The New NIV and the Bible Translation Debate

John ArmstrongAmerican Evangelicalism

The gender-inclusive debate often alarms me. I have seen this debate from both sides. I believe the effort to fundamentally change the way we speak about God is fraught with some rather serious theological problems. Several great books addressed this problem fifteen or twenty years ago when it first broke on the scene in the mainline denominations rush to revision in God-language. I am not interested, in this post, in refuting these mistakes. A number of first-rate scholarly books and monographs have addressed these concerns, as I said. I believe there is sufficiently good reason for retaining the Bible’s language regarding God. (I freely grant that there are feminine images of God given to us in Scripture and these should not be easily overlooked!)


I am more concerned, at this moment, about the continued debate over the New International Version (NIV, 1984) and the subsequent TNIV (2002). For those who do not recall the details this debate came about because the International Bible Society began to revise the most widely used version of the Bible (NIV) in the late 1990s. After major criticism of this translation effort was launched by a number of widely known conservatives the attempt to revise the NIV got shelved. The result was the TNIV, a translation that was sold as an updated NIV. The TNIV came out in 2002 and was called, by World Magazine, “The Stealth Bible.”

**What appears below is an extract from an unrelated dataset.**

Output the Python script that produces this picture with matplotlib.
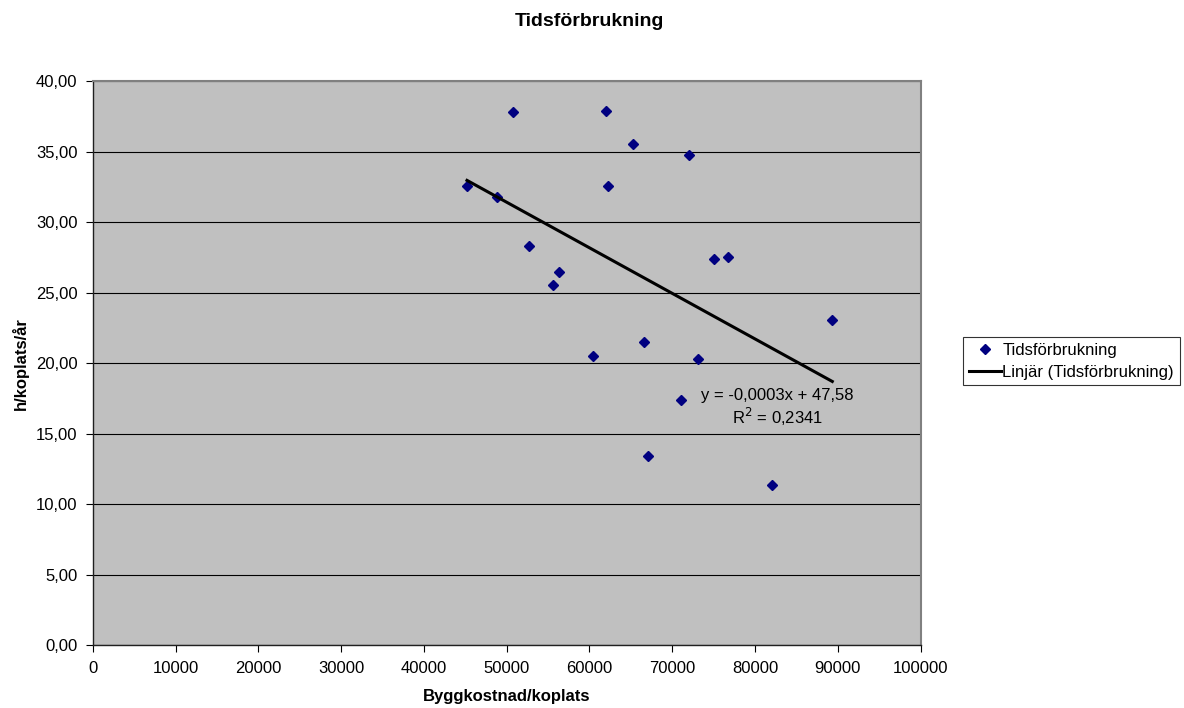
import numpy as np
import matplotlib
matplotlib.use("Agg")
import matplotlib.pyplot as plt
from matplotlib.ticker import FuncFormatter, MultipleLocator

plt.rcParams['font.family'] = ['Liberation Sans', 'DejaVu Sans']

# Construction cost per parking space (SEK) and time use (h per space and year)
byggkostnad = [45205, 48792, 50725, 62029, 65254, 72053, 62234, 52729, 56280, 55556,
               60459, 66622, 73068, 74999, 76768, 89324, 71092, 67065, 82041]
tidsforbrukning = [32.57, 31.82, 37.84, 37.89, 35.53, 34.77, 32.57, 28.34, 26.45, 25.55,
                   20.50, 21.49, 20.30, 27.38, 27.52, 23.07, 17.40, 13.40, 11.37]

title = "Tidsförbrukning"
x_label = "Byggkostnad/koplats"
y_label = "h/koplats/år"
series_name = "Tidsförbrukning"
trend_name = "Linjär (Tidsförbrukning)"
trend_text = "y = -0,0003x + 47,58\nR$^2$ = 0,2341"

# Least-squares linear trend over the data range
x = np.array(byggkostnad, dtype=float)
y = np.array(tidsforbrukning, dtype=float)
slope, intercept = np.polyfit(x, y, 1)
x_fit = np.array([x.min(), x.max()])
y_fit = slope * x_fit + intercept

fig = plt.figure(figsize=(11.84, 7.08), dpi=100)
ax = fig.add_axes([0.0783, 0.0886, 0.6993, 0.7966])
ax.set_facecolor('#c0c0c0')

ax.set_xlim(0, 100000)
ax.set_ylim(0, 40)
ax.xaxis.set_major_locator(MultipleLocator(10000))
ax.yaxis.set_major_locator(MultipleLocator(5))
ax.yaxis.set_major_formatter(FuncFormatter(lambda v, p: f"{v:.2f}".replace('.', ',')))
ax.xaxis.set_major_formatter(FuncFormatter(lambda v, p: f"{int(round(v))}"))

ax.grid(axis='y', color='black', linewidth=0.8)
ax.set_axisbelow(True)

ax.plot(x, y, linestyle='none', marker='D', markersize=5.6, color='#000080',
        label=series_name, zorder=3)
ax.plot(x_fit, y_fit, color='black', linewidth=2.2, label=trend_name, zorder=4)

ax.text(82650, 16.85, trend_text, ha='center', va='center', fontsize=12,
        linespacing=1.15, zorder=5)

for side in ('top', 'right'):
    ax.spines[side].set_color('#808080')
    ax.spines[side].set_linewidth(1.5)
for side in ('left', 'bottom'):
    ax.spines[side].set_color('#202020')
    ax.spines[side].set_linewidth(1.0)

ax.tick_params(axis='both', direction='out', length=5, width=0.8,
               labelsize=12, colors='black', pad=6)

ax.set_xlabel(x_label, fontsize=12, fontweight='bold', labelpad=10)
ax.set_ylabel(y_label, fontsize=12, fontweight='bold', labelpad=5)
fig.text(0.498, 1 - 22 / 708, title, ha='center', va='center', fontsize=14,
         fontweight='bold')

leg = fig.legend(loc='upper left', bbox_to_anchor=(963 / 1184, 1 - 337 / 708),
                 frameon=True, fancybox=False, fontsize=12, handlelength=1.9,
                 handletextpad=0.1, borderpad=0.35, labelspacing=0.4,
                 borderaxespad=0)
leg.get_frame().set_edgecolor('black')
leg.get_frame().set_linewidth(0.8)

fig.savefig("out.png", dpi=100)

When the TNIV was launched I was asked to read it and to write an endorsement. I was reticent to do this because I had enough controversy in my life at that time. This would become another battle, as I saw it at the time, and the Lord knows I didn’t need more battles. But a friend at Zondervan urged me to take a look at the finished product and when I did I gladly endorsed the new TNIV. I eventually began to use it for study and preaching. I love it. It is not a “radical” translation but is it fresh and readable modern English version. It is a much improved NIV, exactly what IBS and Zondervan promised they would give us. But here is where the problems began all over again.

World Magazine, the publication that had originally stoked the fires of this controversy, did a cover story on the TNIV. That story was, in my view, an inaccurate and, at times, inflammatory account. I wrote a fairly brief letter to the editor. They published only a part of that letter. The end result was that I was made to look worse for my written effort. The result of this was to generate more mail, a great deal of it angry and accusatory. 99% of those who wrote to me did not know me and were not friends of this ministry. Most made assumptions and many called me names and expressed their horror at my departure from the faith. It was not very edifying stuff I assure you. At the time I was not prepared for this emotionally. And it didn’t help to get this avalanche of this kind of response. For about a month this barrage was non-stop.

Bible Experience

So when Zondervan recently announced that it was going to take the TNIV out of print I was chagrined. Seven years after I stuck my neck out it all comes to nothing. I still wonder why. This much I know—both the IBS and Zondervan announced a few weeks ago that a new NIV was going to come out in 2011 and the old NIV and TNIV would no longer be available. All of my personal investment in Bibles, and related study tools, are once again down the drain. Frankly, I am unhappy with this decision. I will explain why in just a moment.

Zondervan president Moe Girkins said, “Whatever its strengths were, the TNIV divided the evangelical Christian community.” What? The TNIV did not divide the evangelical community, this controversy did. And this controversy played on fear and innuendo to stoke a huge conflagration. As a result the TNIV never sold as Zondervan expected. I am aware enough of Bible publishing to know that sales are so important that unless projections are reached a version will likely die. When translations are linked to profits then they can get lost in the ebb and flow of events. Moe Girkins added, “We are correcting the mistakes in the past. Being as transparent as possible is part of that. This decision was made by the board in the last ten days.” The goal she added was to overhaul the NIV “in a way that unifies Christian evangelicalism.” My response is, no pun intended, “Good luck!” Evangelicalism is so divided that publishers and magazines will never unite it. That is a pipe dream. The only thing that might unite us is a common vision of the supremacy of Christ, a new commitment to core orthodoxy and a new loyalty to the missional mandate of Jesus Christ. This is not happening so we are inclined to think that a Bible translation will do what we have not done in being faithful to Christ.

Look, what has divided us is politics, secular and ecclesial. This is really all about politics. Can we agree that the role of men and women in church leadership is not a “core” doctrinal issue? Can we agree that referring to men and women in public speech, in a way that is careful and wise, is important? I can hold my own views about what is appropriate to women in the church but it seems the far left and far right cannot accept me, or people like me, since they are unwilling to pursue peace on the basis of Christ and core orthodoxy. So evangelical politics again rises to the surface and the debates rage on. The losers are Christians who will not listen and learn from other Christians.